A last example, yet not acknowledged as linked to comprehensibility, I 
would like to cite is the effort for avoid absurd classifications that 
recognize an irrelevant item as belonging to a class. Such is, for example, 
W. Emde's reaction to the old car recognized has being sick of the measles 
by a knowledge-based system. Even if the system is supposedly equipped 
of the best explanatory mechanisms, it would have hard times explaining 
this result in any convincing way. This example shows well that they are 
other measurable quantities than accuracy, here the amount of falsely 
recognized items in the test set, that measure some amount of 
comprehensibility. From Emde's preliminary experiments it is clear that 
decreasing the amount of false recognition may also decrease dramatically 
accuracy. What are we to choose, accuracy or no false recognition? Is it 
possible to preserve accuracy in some ways? What is the best architecture 
that would allow us to get alternatively accurate, or (exclusive and not 
exclusive or) non absurd results? Similarly, let us cite G. Nakhaeizadeh 
results at Daimler-Benz. I know that he was not at all inspired by 
comprehensibility of results, but by immediate industrial concerns. Yet, he 
and his group devised a cost-driven ID3 which avoids performing false 
recognition that would be very expensive. As Emde, he acknowledges that 
in some cases he obtains huge decreases in accuracy when optimizing low 
cost.

As you can see, the community is not really empty-handed when facing the 
problem of understandable learning, and I am convinced that we shall be 
able to find very soon objective definitions of what comprehensibility is, 
with the help of the users to judge our results, with the combined forces of 
ML, KDD, KA, explanatory ES, knowledge intensive NN and GA, 
pedagogy, sociology, and of statisticians eager to communicate better with 
their users.

This is why I invite all interested parties to join a workshop on 
"Industrial applications of ML and comprehensibility", I plan to organize 
next to ECML'95 in Heraklion.
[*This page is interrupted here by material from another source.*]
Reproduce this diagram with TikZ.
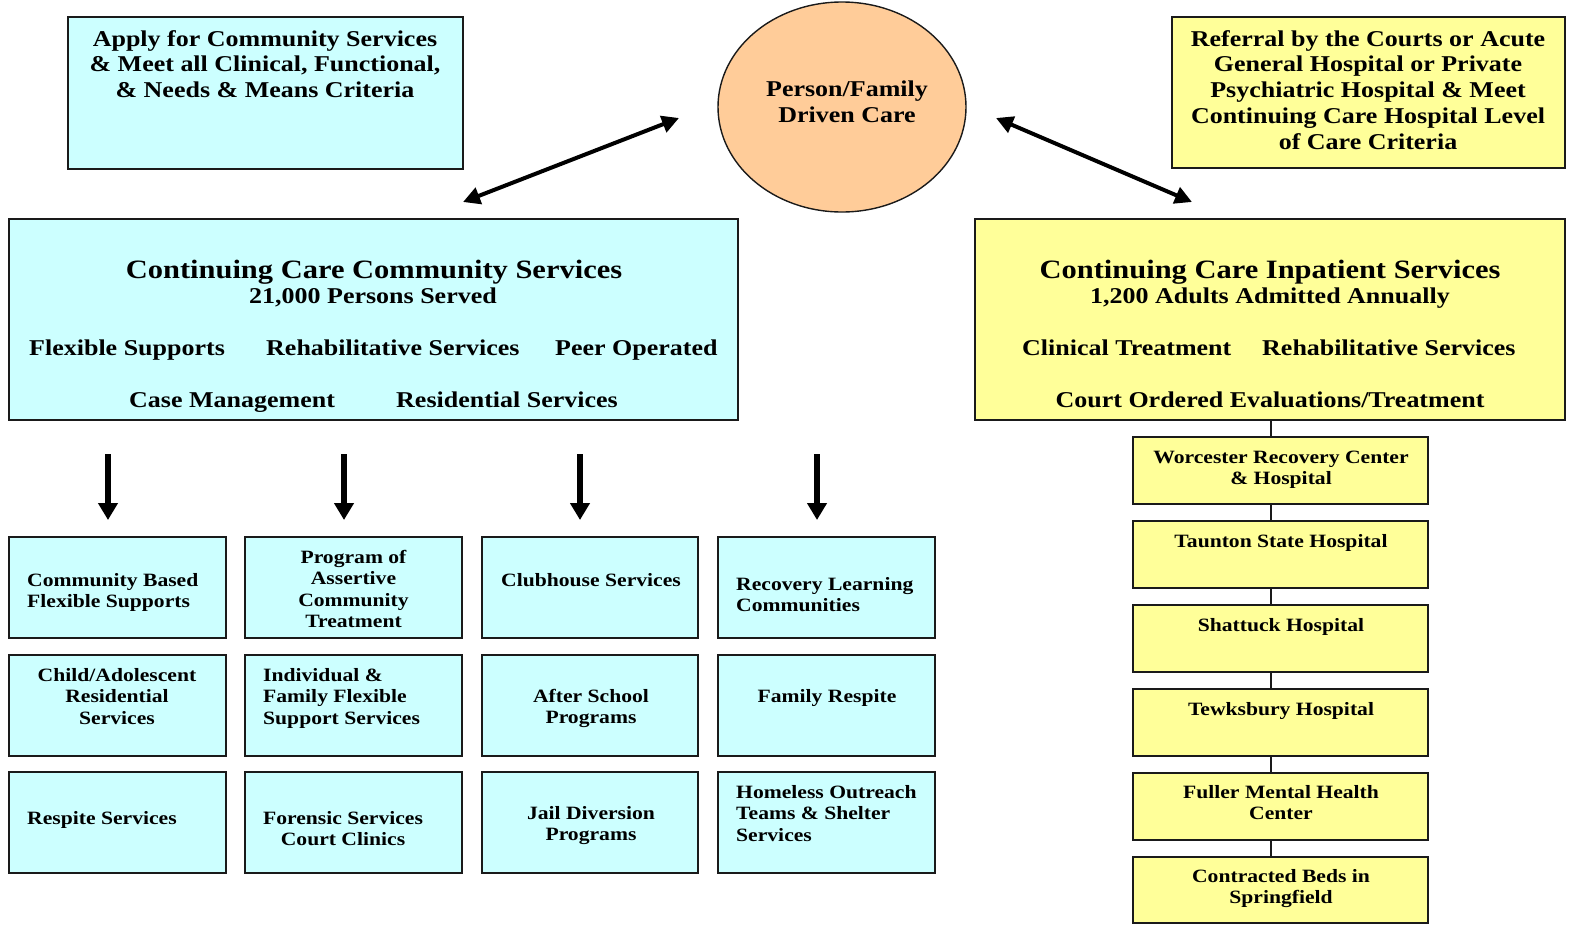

Would not it be a beautiful symbol that a 
new science comes to existence so near to Knossos where the Labyrinth 
has been built a few years ago? Before sending papers, send me your view 
of the problem of comprehensibility or your industrial experience, and how 
you could contribute to the workshop, even if you cannot join physically 
(we have to set up a programme committee, define topics, evaluation 
criteria, etc.).

The topic of the workshop should be essentially an in-depth discussion of 
new industrial applications from the point of view of comprehensibility, 
and the experimental settings by which we could start measuring the value 
of an explanation, and the comprehensibility of a string of symbols. This 
includes all kinds of discussions relative to the definition of what an 
explanation is, and how to evaluate the comprehensibility of an 
explanation. Optimists can even start thinking on which kind of theories 
we should use to take comprehensibility into account: the hunt for 
"probably approximately comprehensible" learning is open!